There’s been what might seem like a super miniature leak this afternoon, thanks to Samsung. The leak shows a dongle. This is the sort of dongle that connects a USB-C port to a headphone jack. This can mean only one thing for the Galaxy Note 10 – at least one of the two expected models coming from Samsung soon. It means that the Galaxy Note 10 will be the second major mobile device to ditch a feature we’ve been taking for granted for far, far too long.

Why should I care if I’m not a Samsung fan? What’s any of this matter if I only buy an iPhone every other year? It matters because it’s a sign of the times. When Apple made their first announcement about the first iPhone that’d have no standard headphone jack, they made a pretty BIG DEAL about said removal. They said they had COURAGE for making that change.

Some analysts predicted that the rest of the industry would follow suit rather quickly after Apple made that move. The change has come. It’s not universal – not just yet – but it’s here. And it’s more important than the headphone jack itself. It’s a sea change.

The change is a move away from a buyer’s market and toward a seller’s market. Not long ago, smartphone and tablet hardware brands clamored to be the first with each new neat or otherwise helpful feature on a new device. The times, they are a-changing.

Apple, and now Samsung too, pushed a public image in which they provided devices that were good, great, invaluable! They created great devices, reliable devices, devices that were of such high quality that it’d be crazy to spend money on any competitor!

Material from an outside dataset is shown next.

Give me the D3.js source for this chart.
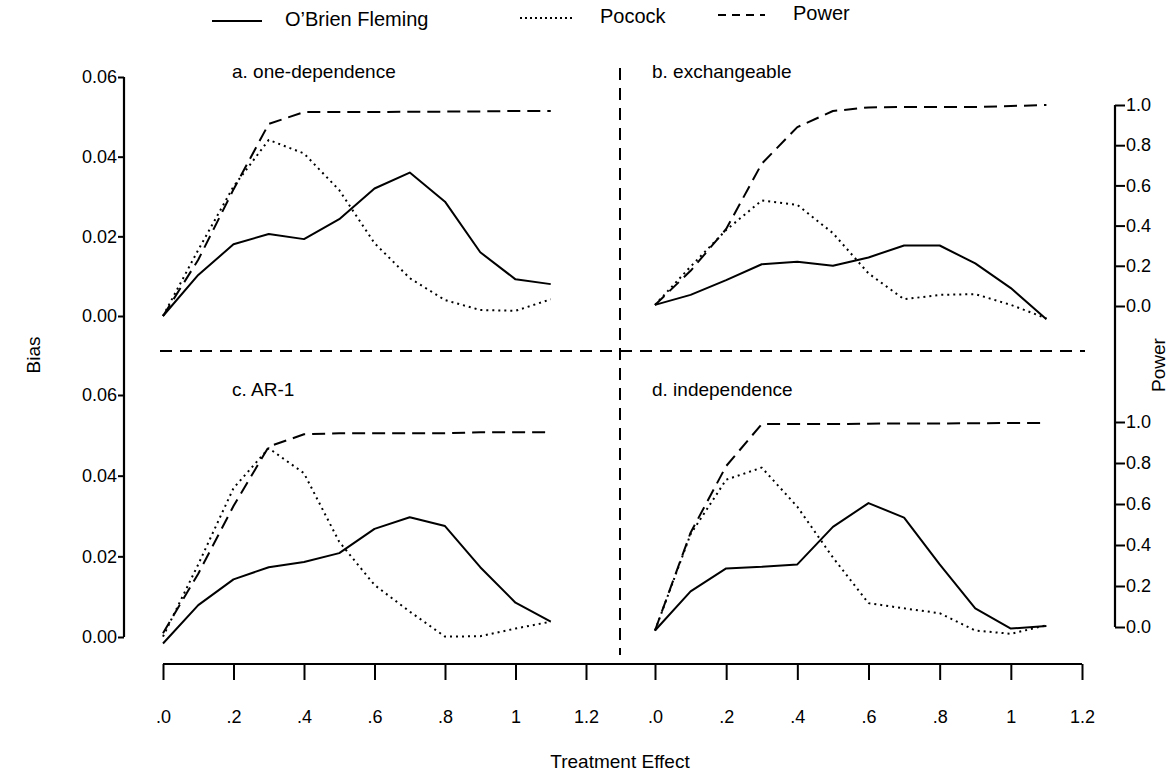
<!DOCTYPE html>
<html>
<head>
<meta charset="utf-8">
<script src="https://cdn.jsdelivr.net/npm/d3@7"></script>
<style>
  body { margin: 0; background: #fff; }
  svg { font-family: "Liberation Sans", Arial, Helvetica, sans-serif; }
  .tick text { font-size: 18px; fill: #000; }
  .tick line { stroke: #000; stroke-width: 2; }
</style>
</head>
<body>
<svg id="chart" width="1176" height="780"></svg>
<script>
// treatment effect grid (x values of every series)
const effect = [0, 0.1, 0.2, 0.3, 0.4, 0.5, 0.6, 0.7, 0.8, 0.9, 1.0, 1.1];

const panelTitles = ["a. one-dependence", "b. exchangeable", "c. AR-1", "d. independence"];
const legendLabels = ["O\u2019Brien Fleming", "Pocock", "Power"];

// bias, O'Brien Fleming
const obfA = [0.000, 0.0103, 0.018, 0.0206, 0.0193, 0.0243, 0.032, 0.036, 0.0287, 0.016, 0.0092, 0.008];
const obfB = [0.0028, 0.0053, 0.009, 0.013, 0.0136, 0.0126, 0.0147, 0.0177, 0.0177, 0.0132, 0.007, -0.0008];
const obfC = [-0.0016, 0.0079, 0.0143, 0.0173, 0.0186, 0.0208, 0.0268, 0.0297, 0.0275, 0.0173, 0.0085, 0.0038];
const obfD = [0.0016, 0.0113, 0.017, 0.0174, 0.018, 0.0273, 0.0332, 0.0296, 0.018, 0.0071, 0.0021, 0.0027];

// bias, Pocock
const pocA = [0.000, 0.0166, 0.0325, 0.0442, 0.0408, 0.0316, 0.0183, 0.0095, 0.004, 0.0015, 0.0013, 0.0042];
const pocB = [0.0028, 0.0124, 0.0216, 0.029, 0.0279, 0.0208, 0.0107, 0.0042, 0.0053, 0.0055, 0.0028, -0.0006];
const pocC = [0.0001, 0.018, 0.0369, 0.0468, 0.0406, 0.0236, 0.0129, 0.0063, 0.0001, 0.0002, 0.0021, 0.0038];
const pocD = [0.0016, 0.0255, 0.039, 0.042, 0.0323, 0.0197, 0.0084, 0.0071, 0.0059, 0.0016, 0.0008, 0.0029];

// power
const powA = [-0.05, 0.23, 0.58, 0.906, 0.965, 0.965, 0.965, 0.967, 0.967, 0.968, 0.97, 0.97];
const powB = [0.005, 0.175, 0.383, 0.708, 0.89, 0.97, 0.988, 0.99, 0.99, 0.99, 0.995, 1.0];
const powC = [-0.03, 0.26, 0.59, 0.88, 0.94, 0.945, 0.945, 0.945, 0.945, 0.95, 0.95, 0.95];
const powD = [-0.017, 0.46, 0.785, 0.99, 0.99, 0.99, 0.992, 0.993, 0.993, 0.994, 0.995, 0.995];

// axis ticks
const xTicks = [0, 0.2, 0.4, 0.6, 0.8, 1.0, 1.2];
const xTickLabels = [".0", ".2", ".4", ".6", ".8", "1", "1.2"];
const biasTicks = [0, 0.02, 0.04, 0.06];
const powerTicks = [0, 0.2, 0.4, 0.6, 0.8, 1.0];

const svg = d3.select("#chart");

const xLeft = d3.scaleLinear().domain([0, 1.2]).range([163, 586]);
const xRight = d3.scaleLinear().domain([0, 1.2]).range([655, 1082]);
const biasTop = d3.scaleLinear().domain([0, 0.06]).range([316, 77]);
const biasBottom = d3.scaleLinear().domain([0, 0.06]).range([637, 395]);
const powerTop = d3.scaleLinear().domain([0, 1]).range([306, 105]);
const powerBottom = d3.scaleLinear().domain([0, 1]).range([627, 422]);

const panels = [
  {title: panelTitles[0], x: xLeft, bias: biasTop, power: powerTop, obf: obfA, poc: pocA, pow: powA, tx: 232},
  {title: panelTitles[1], x: xRight, bias: biasTop, power: powerTop, obf: obfB, poc: pocB, pow: powB, tx: 652},
  {title: panelTitles[2], x: xLeft, bias: biasBottom, power: powerBottom, obf: obfC, poc: pocC, pow: powC, tx: 232},
  {title: panelTitles[3], x: xRight, bias: biasBottom, power: powerBottom, obf: obfD, poc: pocD, pow: powD, tx: 652}
];

const styles = {
  obf: {dash: null, width: 2},
  poc: {dash: "2,4", width: 2},
  pow: {dash: "13,7", width: 2}
};

function addSeries(p, key, yScale) {
  const line = d3.line()
    .x((d, i) => p.x(effect[i]))
    .y(d => yScale(d));
  svg.append("path")
    .datum(p[key])
    .attr("d", line)
    .attr("fill", "none")
    .attr("stroke", "#000")
    .attr("stroke-width", styles[key].width)
    .attr("stroke-dasharray", styles[key].dash)
    .attr("stroke-linejoin", "round");
}

for (const p of panels) {
  addSeries(p, "obf", p.bias);
  addSeries(p, "poc", p.bias);
  addSeries(p, "pow", p.power);
  svg.append("text")
    .attr("x", p.tx)
    .attr("y", p.bias(0.06) - 4)
    .attr("dominant-baseline", "middle")
    .style("font-size", "19px")
    .text(p.title);
}

// panel dividers
svg.append("line")
  .attr("x1", 620).attr("x2", 620)
  .attr("y1", 68).attr("y2", 655)
  .attr("stroke", "#000").attr("stroke-width", 2)
  .attr("stroke-dasharray", "12,8");
svg.append("line")
  .attr("x1", 160).attr("x2", 1085)
  .attr("y1", 351).attr("y2", 351)
  .attr("stroke", "#000").attr("stroke-width", 2)
  .attr("stroke-dasharray", "12,8");

// left bias axes
const biasX = 124;
for (const s of [biasTop, biasBottom]) {
  svg.append("g")
    .attr("transform", `translate(${biasX},0)`)
    .call(d3.axisLeft(s).tickValues(biasTicks).tickFormat(d3.format(".2f")).tickSize(6).tickPadding(1))
    .call(g => g.select(".domain").remove());
}
svg.append("line")
  .attr("x1", biasX).attr("x2", biasX)
  .attr("y1", biasTop(0.06)).attr("y2", biasBottom(0))
  .attr("stroke", "#000").attr("stroke-width", 2.2);

// right power axes
const powerX = 1115;
for (const s of [powerTop, powerBottom]) {
  svg.append("g")
    .attr("transform", `translate(${powerX},0)`)
    .call(d3.axisRight(s).tickValues(powerTicks).tickFormat(d3.format(".1f")).tickSize(10).tickPadding(1))
    .call(g => g.select(".domain").remove());
}
svg.append("line")
  .attr("x1", powerX).attr("x2", powerX)
  .attr("y1", powerTop(1)).attr("y2", powerBottom(0))
  .attr("stroke", "#000").attr("stroke-width", 2.2);

// shared treatment effect axis
const axisY = 664;
for (const s of [xLeft, xRight]) {
  svg.append("g")
    .attr("transform", `translate(0,${axisY})`)
    .call(d3.axisBottom(s).tickValues(xTicks).tickFormat((d, i) => xTickLabels[i]).tickSize(16).tickPadding(30))
    .call(g => g.select(".domain").remove());
}
svg.append("line")
  .attr("x1", xLeft(0)).attr("x2", xRight(1.2))
  .attr("y1", axisY).attr("y2", axisY)
  .attr("stroke", "#000").attr("stroke-width", 2.2);

// axis titles
svg.append("text")
  .attr("transform", "translate(40,355) rotate(-90)")
  .attr("text-anchor", "middle")
  .style("font-size", "19px")
  .text("Bias");
svg.append("text")
  .attr("transform", "translate(1160,365) rotate(-90)")
  .attr("text-anchor", "middle")
  .attr("dominant-baseline", "middle")
  .style("font-size", "19px")
  .text("Power");
svg.append("text")
  .attr("x", 620).attr("y", 768)
  .attr("text-anchor", "middle")
  .style("font-size", "19px")
  .text("Treatment Effect");

// legend
const legend = [
  {label: legendLabels[0], dash: null, x1: 212, x2: 262, tx: 285, y: 21},
  {label: legendLabels[1], dash: "2,3", x1: 520, x2: 575, tx: 600, y: 18},
  {label: legendLabels[2], dash: "8,6", x1: 718, x2: 765, tx: 793, y: 15}
];
for (const l of legend) {
  svg.append("line")
    .attr("x1", l.x1).attr("x2", l.x2)
    .attr("y1", l.y).attr("y2", l.y)
    .attr("stroke", "#000").attr("stroke-width", 2)
    .attr("stroke-dasharray", l.dash);
  svg.append("text")
    .attr("x", l.tx).attr("y", l.y)
    .attr("dominant-baseline", "middle")
    .style("font-size", "20px")
    .text(l.label);
}
</script>
</body>
</html>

Just under a decade ago, when the smartphone wars were raging, there were not just several smartphone brands competing for your attention, there were several operating systems in the mix. You could buy a Windows Phone, or a BlackBerry! Now that time has passed.

Now if you look at the phones available from any major carrier here in the United States, you’ll see primarily Apple and Samsung devices. That’s what most people want, so that’s what they show at the top of their sales page for new smartphone hardware.

Other models are there, but look at the shipment numbers and you’ll see – they’re sorta just hanging on, for now. Now, Samsung and Apple are in a position where they’re able to dictate the features you’ll get in your next smartphone whether those features make a positive impact on the end user or not.

As the person next to you what they plan on doing when their next phone has no headphone jack. Chances are they’ll do the work, deciding whether they’ll opt for a new pair of Bluetooth-enabled headphones or if they’ll purchase a new dongle.

Because it’s simpler for the average person to buy something extra, the remaining few major smartphone and tablet brands in the world are allowed to remove features from their products with impunity. Because consumers’ path of least resistance is to continue to buy from the brands they see every day, regardless of what that means for their wallet.

And it all comes down to this dongle. The resistance has fallen. It’s about a dongle, and it’s about a system that may well be too giant for any consumer to have any chance to affect.